Lawmaker Questions New Mexico Ag's Handling Of Solar Case

ALBUQUERQUE, N.M. (AP) — New Mexico Attorney General Hector Balderas’ handling of a now-settled case involving a large solar installation company has spurred a request from a state lawmaker for an investigation.

Rep. Daymon Ely is asking State Auditor Brian Colón, who is a friend of Balderas, to look into why the attorney general agreed to seal all documents in the case against Vivint Solar Inc. Ely also wants to know why Balderas didn’t pursue any specific restitution for thousands of customers as part of the settlement reached last fall.

The request comes on the heels of a separate complaint against Balderas in a multibillion-dollar utility merger case involving a subsidiary of global energy giant Iberdrola and New Mexico’s largest electric provider. State regulators have yet to approve the deal, which will affect a half-million customers and likely change the way electricity is generated and delivered in the state.

Ely, a Democrat from Corrales, says the Democratic attorney general agreed to a protective order requested by Vivint Solar that obstructs the ability of consumers to gather critical evidence when pursuing individual complaints against the company.

The order also may violate the state’s Inspection of Public Records Act, according to Ely and attorneys seeking restitution for defrauded clients.

“The AG’s office appears to be complicit in hiding from public scrutiny what could be a million documents, including critical documents on the allegedly abusive practices employed by Vivint,” Ely said in a letter to Colón that was obtained by the Albuquerque Journal.

Stephanie Telles, spokeswoman for the state auditor, said Colón’s staff is looking into Ely’s request.

Balderas initially filed the case against Vivint Solar in 2018, accusing the company of deceptive marketing practices that resulted in consumer fraud and racketeering involving thousands of homeowners in central New Mexico.

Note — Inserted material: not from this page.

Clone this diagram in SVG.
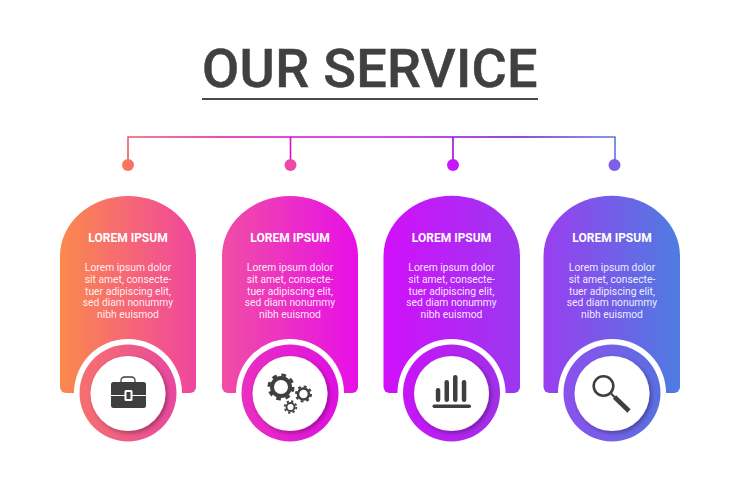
<svg xmlns="http://www.w3.org/2000/svg" width="740" height="493" viewBox="0 0 740 493">
<style>
.title{font:500 54px Roboto,"Liberation Sans",sans-serif;fill:#404040;text-anchor:middle;letter-spacing:.3px;stroke:#404040;stroke-width:.5px}
.h{font:700 12px Roboto,"Liberation Sans",sans-serif;fill:#fff;text-anchor:middle}
.b{font:400 10.300px Roboto,"Liberation Sans",sans-serif;fill:#fff;fill-opacity:.9;text-anchor:middle}
.card{fill:url(#band)}
.gap{fill:#fff}
.face{fill:#fff;filter:url(#soft)}
.ink{fill:#3f3f3f}
.line{fill:none;stroke:url(#wire);stroke-width:1.6}
.gear{fill:none;stroke:#3f3f3f}
</style>
<defs>
<linearGradient id="band" gradientUnits="userSpaceOnUse" x1="60" y1="0" x2="680" y2="0">
<stop offset="0" stop-color="#fb8a4c"/><stop offset=".22" stop-color="#f0459f"/><stop offset=".261" stop-color="#f04ea4"/><stop offset=".48" stop-color="#e70fe8"/><stop offset=".52" stop-color="#d20ffa"/><stop offset=".742" stop-color="#9a38f0"/><stop offset=".779" stop-color="#9a3ef0"/><stop offset="1" stop-color="#4d7de0"/>
</linearGradient>
<linearGradient id="r1"><stop offset="0" stop-color="#f6706e"/><stop offset="1" stop-color="#e8489f"/></linearGradient>
<linearGradient id="r2"><stop offset="0" stop-color="#ea2fc0"/><stop offset="1" stop-color="#df10e2"/></linearGradient>
<linearGradient id="r3"><stop offset="0" stop-color="#c815f8"/><stop offset="1" stop-color="#a030e8"/></linearGradient>
<linearGradient id="r4"><stop offset="0" stop-color="#8c50ee"/><stop offset="1" stop-color="#5a70e0"/></linearGradient>
<linearGradient id="wire" gradientUnits="userSpaceOnUse" x1="128" y1="0" x2="615" y2="0">
<stop offset="0" stop-color="#f0566a"/><stop offset=".2" stop-color="#e8109c"/><stop offset=".5" stop-color="#cc10f0"/><stop offset=".8" stop-color="#6a10d0"/><stop offset="1" stop-color="#5a78e0"/>
</linearGradient>
<linearGradient id="dots" gradientUnits="userSpaceOnUse" x1="122" y1="0" x2="621" y2="0">
<stop offset="0" stop-color="#fb7a55"/><stop offset=".02" stop-color="#f8706a"/><stop offset=".33" stop-color="#ef4aa5"/><stop offset=".66" stop-color="#c815fb"/><stop offset="1" stop-color="#7b62e8"/>
</linearGradient>
<filter id="soft" x="-30%" y="-30%" width="160%" height="160%"><feDropShadow dx="2" dy="2" stdDeviation="2" flood-color="#000" flood-opacity=".32"/></filter>
</defs>
<g id="title">
<text class="title" x="370" y="87">OUR SERVICE</text>
<rect x="202" y="98" width="336" height="2" fill="#4a4a4a"/>
</g>
<g id="connectors">
<path class="line" d="M128 165V137H615V165M290.500 137V165M453 137V165"/>
<g fill="url(#dots)"><circle cx="128" cy="165" r="6"/><circle cx="290.500" cy="165" r="6"/><circle cx="453" cy="165" r="6"/><circle cx="614.500" cy="165" r="6"/></g>
</g>
<g id="node1">
<path class="card" d="M60 256A68 60 0 0 1 196 256V387a6 6 0 0 1-6 6H66a6 6 0 0 1-6-6Z"/>
<circle class="gap" cx="128" cy="393" r="54"/><circle fill="url(#r1)" cx="128" cy="393" r="48.500"/><circle class="face" cx="128" cy="393.500" r="37.500"/>
<text class="h" x="128" y="242">LOREM IPSUM</text>
<text class="b" x="128" y="271">Lorem ipsum dolor</text><text class="b" x="128" y="283">sit amet, consecte-</text><text class="b" x="128" y="294.500">tuer adipiscing elit,</text><text class="b" x="128" y="306">sed diam nonummy</text><text class="b" x="128" y="318">nibh euismod</text>
<g id="icon-briefcase">
<path d="M121 382v-1.500a3.500 3.500 0 0 1 3.500-3.500h7a3.500 3.500 0 0 1 3.500 3.500v1.500" fill="none" stroke="#3f3f3f" stroke-width="1.300"/>
<rect class="ink" x="111" y="382" width="35" height="26" rx="2.500"/>
<path d="M111 395.500H146" stroke="#fff" stroke-width="1"/>
<rect x="124.500" y="390" width="8" height="11" rx="1.500" fill="#fff"/><rect class="ink" x="126.500" y="392" width="4" height="7"/>
</g>
</g>
<g id="node2">
<path class="card" d="M222 256A68 60 0 0 1 358 256V387a6 6 0 0 1-6 6H228a6 6 0 0 1-6-6Z"/>
<circle class="gap" cx="290" cy="393" r="54"/><circle fill="url(#r2)" cx="290" cy="393" r="48.500"/><circle class="face" cx="290" cy="393.500" r="37.500"/>
<text class="h" x="290" y="242">LOREM IPSUM</text>
<text class="b" x="290" y="271">Lorem ipsum dolor</text><text class="b" x="290" y="283">sit amet, consecte-</text><text class="b" x="290" y="294.500">tuer adipiscing elit,</text><text class="b" x="290" y="306">sed diam nonummy</text><text class="b" x="290" y="318">nibh euismod</text>
<g id="icon-gears">
<circle class="gear" cx="281" cy="387" r="9" stroke-width="4"/><circle class="gear" cx="281" cy="387" r="12" stroke-width="3" stroke-dasharray="4.700 4.725"/>
<circle class="gear" cx="303.500" cy="394" r="5.500" stroke-width="2.500"/><circle class="gear" cx="303.500" cy="394" r="7.500" stroke-width="2" stroke-dasharray="2.900 2.990"/>
<circle class="gear" cx="290.500" cy="407" r="4" stroke-width="1.800"/><circle class="gear" cx="290.500" cy="407" r="5.800" stroke-width="1.800" stroke-dasharray="2.200 2.350"/>
</g>
</g>
<g id="node3">
<path class="card" d="M383.500 256A68 60 0 0 1 520 256V387a6 6 0 0 1-6 6H389.500a6 6 0 0 1-6-6Z"/>
<circle class="gap" cx="451.500" cy="393" r="54"/><circle fill="url(#r3)" cx="451.500" cy="393" r="48.500"/><circle class="face" cx="451.500" cy="393.500" r="37.500"/>
<text class="h" x="451.500" y="242">LOREM IPSUM</text>
<text class="b" x="451.500" y="271">Lorem ipsum dolor</text><text class="b" x="451.500" y="283">sit amet, consecte-</text><text class="b" x="451.500" y="294.500">tuer adipiscing elit,</text><text class="b" x="451.500" y="306">sed diam nonummy</text><text class="b" x="451.500" y="318">nibh euismod</text>
<g id="icon-chart" class="ink">
<rect x="435.800" y="388" width="4.500" height="14" rx="2.200"/><rect x="444.500" y="380" width="4.500" height="22" rx="2.200"/><rect x="453" y="375" width="4.500" height="27" rx="2.200"/><rect x="461.800" y="380" width="4.500" height="22" rx="2.200"/><rect x="432.500" y="404.500" width="38.500" height="3.500" rx="1.700"/>
</g>
</g>
<g id="node4">
<path class="card" d="M543.500 256A68 60 0 0 1 680 256V387a6 6 0 0 1-6 6H549.500a6 6 0 0 1-6-6Z"/>
<circle class="gap" cx="612" cy="393" r="54"/><circle fill="url(#r4)" cx="612" cy="393" r="48.500"/><circle class="face" cx="612" cy="393.500" r="37.500"/>
<text class="h" x="612" y="242">LOREM IPSUM</text>
<text class="b" x="612" y="271">Lorem ipsum dolor</text><text class="b" x="612" y="283">sit amet, consecte-</text><text class="b" x="612" y="294.500">tuer adipiscing elit,</text><text class="b" x="612" y="306">sed diam nonummy</text><text class="b" x="612" y="318">nibh euismod</text>
<g id="icon-search">
<circle cx="603.500" cy="386" r="9.800" fill="none" stroke="#3f3f3f" stroke-width="2.600"/>
<path d="M611 393.500L615 397.500" stroke="#3f3f3f" stroke-width="2.200"/><path d="M614.500 397L629 411" stroke="#3f3f3f" stroke-width="4.600"/>
</g>
</g>
</svg>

Although Vivint Solar denied the allegations, it agreed to modify its practices to ensure prospective customers are fully informed about the details of contracts. It also agreed to a $1.95 million settlement payment, most of which was for the AG’s office and legal expenses and attorney fees for a private law firm that helped with the case.

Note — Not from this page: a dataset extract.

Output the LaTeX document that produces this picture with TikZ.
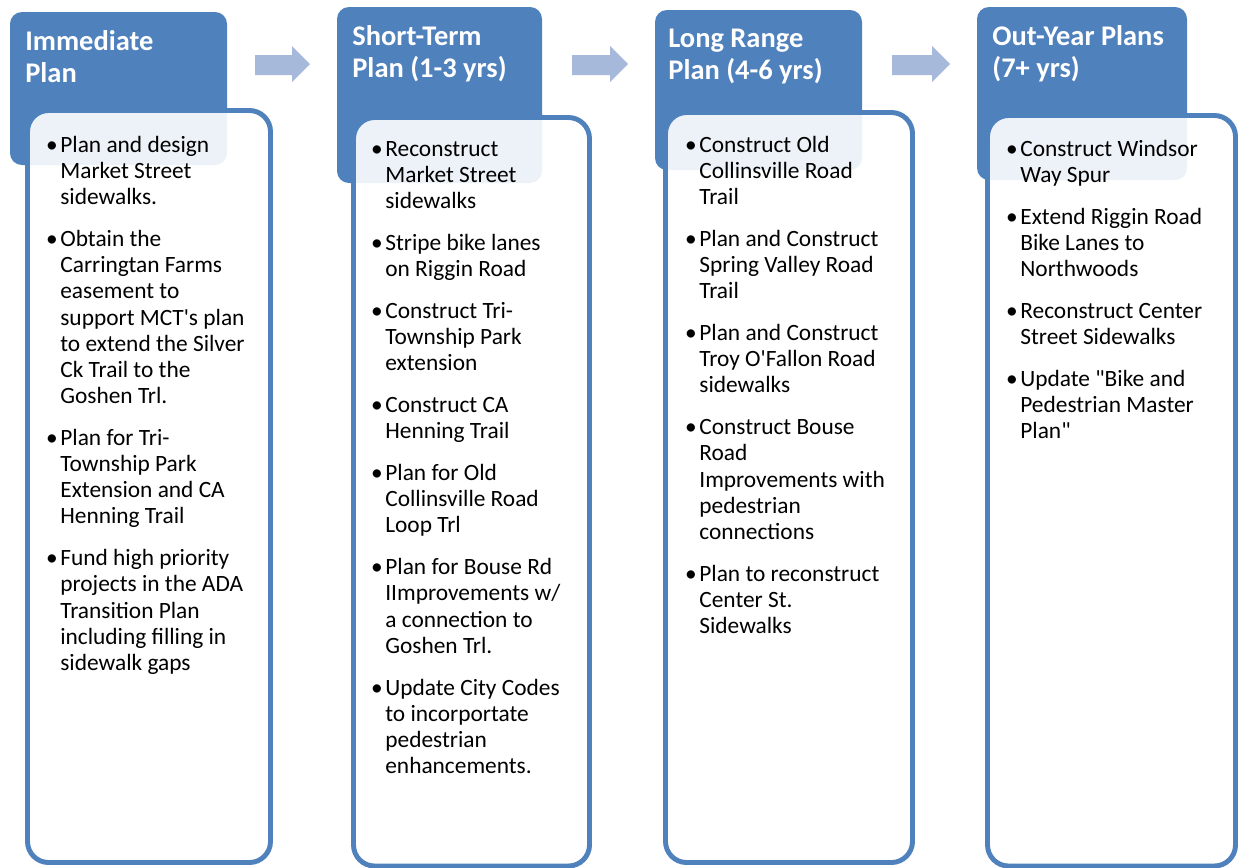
\documentclass[tikz,border=0pt]{standalone}
\usepackage{fontspec}
\setmainfont{Carlito}[Ligatures=TeXOff]
\definecolor{planblue}{HTML}{4F81BD}
\definecolor{arrowblue}{HTML}{A7B9DB}
% bullet hangs left of the text column
\newcommand{\bl}{\llap{\textbullet\hspace{1.5pt}}}
\newcommand{\nxt}{\\[8.9pt]\bl}

\begin{document}
\begin{tikzpicture}[x=0.02cm, y=-0.02cm,
    head/.style={fill=planblue, rounded corners=6.8pt},
    body/.style={draw=planblue, line width=2.8pt, fill=white, fill opacity=0.9, rounded corners=12pt},
    headtext/.style={text=white, font=\bfseries\fontsize{16.2}{18.1}\selectfont, align=left, inner sep=0pt, anchor=north west},
    itemtext/.style={font=\fontsize{13.3}{14.9}\selectfont, align=left, inner sep=0pt, anchor=north west},
    arrowfill/.style={fill=arrowblue}]
     \useasboundingbox (0,0) rectangle (1239,867);

     % header tabs
     \fill[head] (10,12) rectangle (227,165);
     \fill[head] (337,7) rectangle (542,183);
     \fill[head] (655,10) rectangle (862,170);
     \fill[head] (977,7) rectangle (1187,180);

     % list boxes
     \draw[body] (27.5,110.5) rectangle (270.5,862.5);
     \draw[body] (353.5,117.5) rectangle (589.5,866);
     \draw[body] (665.5,112.5) rectangle (912.5,862.5);
     \draw[body] (987.5,115.5) rectangle (1235.5,866);

     % block arrows
     \foreach \xa/\xb in {255/310, 572/628, 892/950}
       \fill[arrowfill] (\xa,55) -- (\xb-18,55) -- (\xb-18,46) -- (\xb,64)
         -- (\xb-18,82) -- (\xb-18,75) -- (\xa,75) -- cycle;

     % first baseline minus strut height (22.4 / 18.4 px)
     \node[headtext] (hd1) at (25,27.6) {\strut Immediate\\Plan};
     \node[headtext] (hd2) at (352,22.6) {\strut Short-Term\\Plan (1-3 yrs)};
     \node[headtext] (hd3) at (668,24.6) {\strut Long Range\\Plan (4-6 yrs)};
     \node[headtext] (hd4) at (992,22.6) {\strut Out-Year Plans\\(7+ yrs)};

     \node[itemtext] (it1) at (60,133.6) {\strut\bl Plan and design\\Market Street\\sidewalks.%
       \nxt Obtain the\\Carringtan Farms\\easement to\\support MCT's plan\\to extend the Silver\\Ck Trail to the\\Goshen Trl.%
       \nxt Plan for Tri-\\Township Park\\Extension and CA\\Henning Trail%
       \nxt Fund high priority\\projects in the ADA\\Transition Plan\\including filling in\\sidewalk gaps};
     \node[itemtext] (it2) at (385,137.6) {\strut\bl Reconstruct\\Market Street\\sidewalks%
       \nxt Stripe bike lanes\\on Riggin Road%
       \nxt Construct Tri-\\Township Park\\extension%
       \nxt Construct CA\\Henning Trail%
       \nxt Plan for Old\\Collinsville Road\\Loop Trl%
       \nxt Plan for Bouse Rd\\IImprovements w/\\a connection to\\Goshen Trl.%
       \nxt Update City Codes\\to incorportate\\pedestrian\\enhancements.};
     \node[itemtext] (it3) at (699,133.6) {\strut\bl Construct Old\\Collinsville Road\\Trail%
       \nxt Plan and Construct\\Spring Valley Road\\Trail%
       \nxt Plan and Construct\\Troy O'Fallon Road\\sidewalks%
       \nxt Construct Bouse\\Road\\Improvements with\\pedestrian\\connections%
       \nxt Plan to reconstruct\\Center St.\\Sidewalks};
     \node[itemtext] (it4) at (1020,137.6) {\strut\bl Construct Windsor\\Way Spur%
       \nxt Extend Riggin Road\\Bike Lanes to\\Northwoods%
       \nxt Reconstruct Center\\Street Sidewalks%
       \nxt Update "Bike and\\Pedestrian Master\\Plan"};
\end{tikzpicture}
\end{document}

The settlement included no restitution for individual consumers.

Vivint Solar was acquired by national firm SunRun last fall. The legal agreement binds the new owners as well.

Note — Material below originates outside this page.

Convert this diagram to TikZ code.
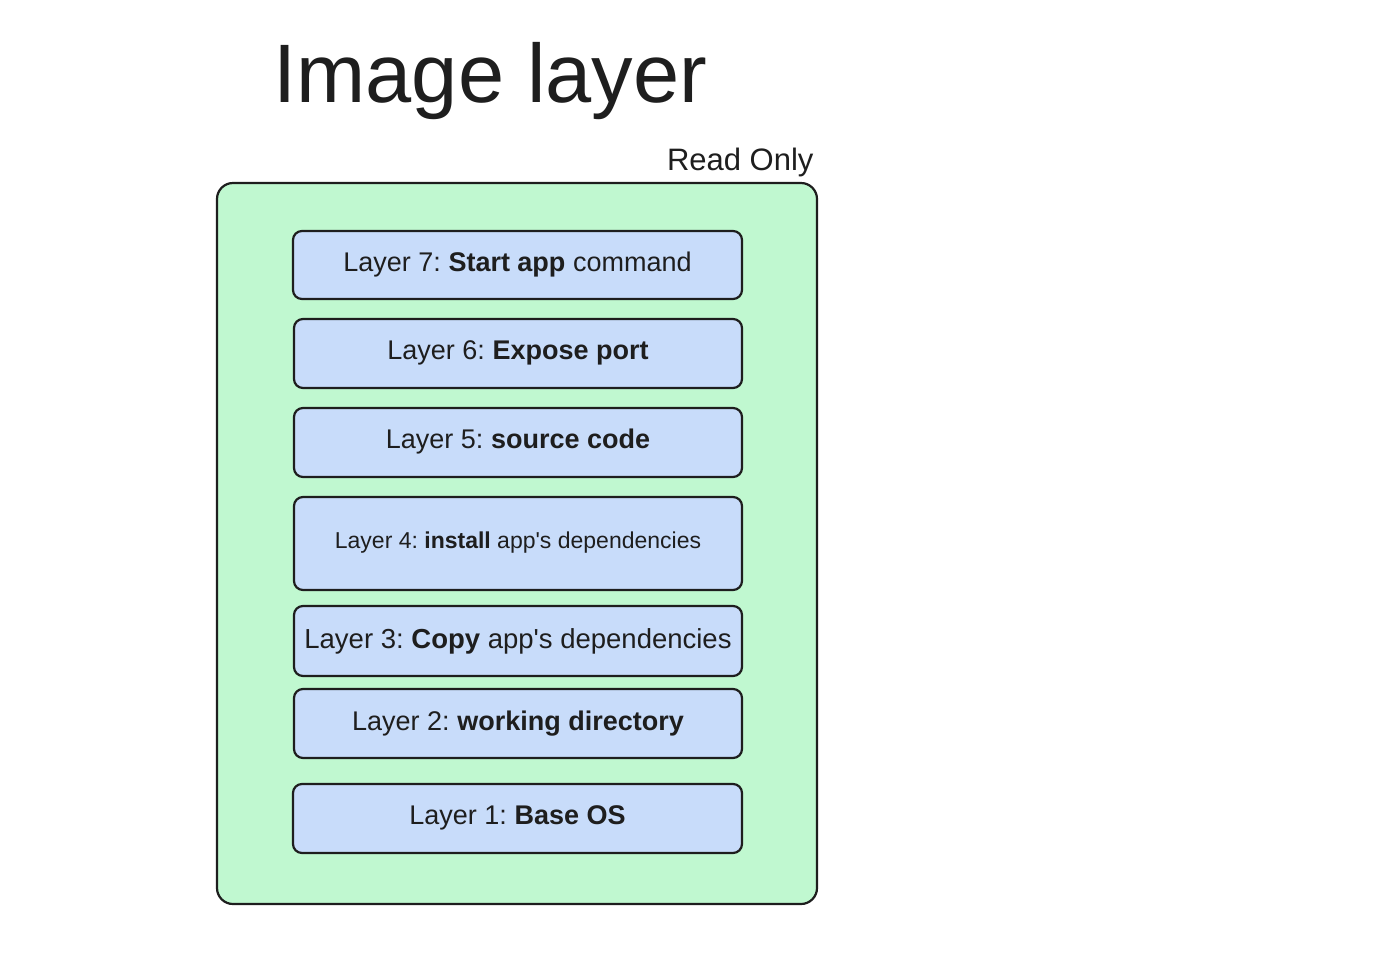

Balderas said earlier this year that the outcome can help shield potential customers from deceptive marketing going forward and that settlement funds will be reinvested in future AG consumer protection efforts.

Balderas said his office agreed to the confidentiality order because it protected private information about individuals gathered during discovery.

But lawyers representing individual consumers said the order sets a dangerous precedent for New Mexico's open records law.

“It’s my belief that information and evidence gathered by the AG when investigating a case belongs to the people of New Mexico,” said attorney Patrick Griebel, who has been unable to access documents for cases he's pursuing. “The victims in this case should have the tools to pick up where the AG left off. The AG’s investigation was done on taxpayers’ money, and if the settlement agreement means everyone is on their own to pursue restitution, then we should have access to the fruits of that investigation.”

In the utility merger case, watchdog groups filed complaints last week with the state auditor, the state Ethics Commission and the disciplinary board of the New Mexico Supreme Court that highlight Balderas’ relationship with a local law firm. They allege that Albuquerque-based attorney Marcus Rael Jr. used his influence to convince Balderas to sign off on the merger and that Balderas awarded numerous contracts to Rael and approved improper invoices.

Balderas and Rael both graduated from the University of New Mexico law school in 2001 and briefly worked together before Balderas ran for public office.

New Energy Economy Executive Director Mariel Nanasi said she became interested in the matter when Rael was hired at $400 an hour by Iberdrola, the Spanish company that is looking to increase its U.S. holdings by acquiring Public Service Co. of New Mexico through a subsidiary.

Balderas gave his support to the proposed merger, Nanasi said, after his own expert witnesses criticized it.

Balderas in a statement denied any claims of favoritism or conflict of interest. Rael said his firm adheres to the state’s Rules of Professional Conduct.

Since taking office in 2015, Balderas has hired Rael or others at his firm to help represent the state in at least 19 cases, which is at least triple the number of cases farmed out to any other private law firm, according to a review by Searchlight New Mexico.

Invoices and contracts from the attorney general’s office obtained by New Energy Economy show more than $3 million in direct payments of fees and expenses to the Robles, Rael & Anaya law firm.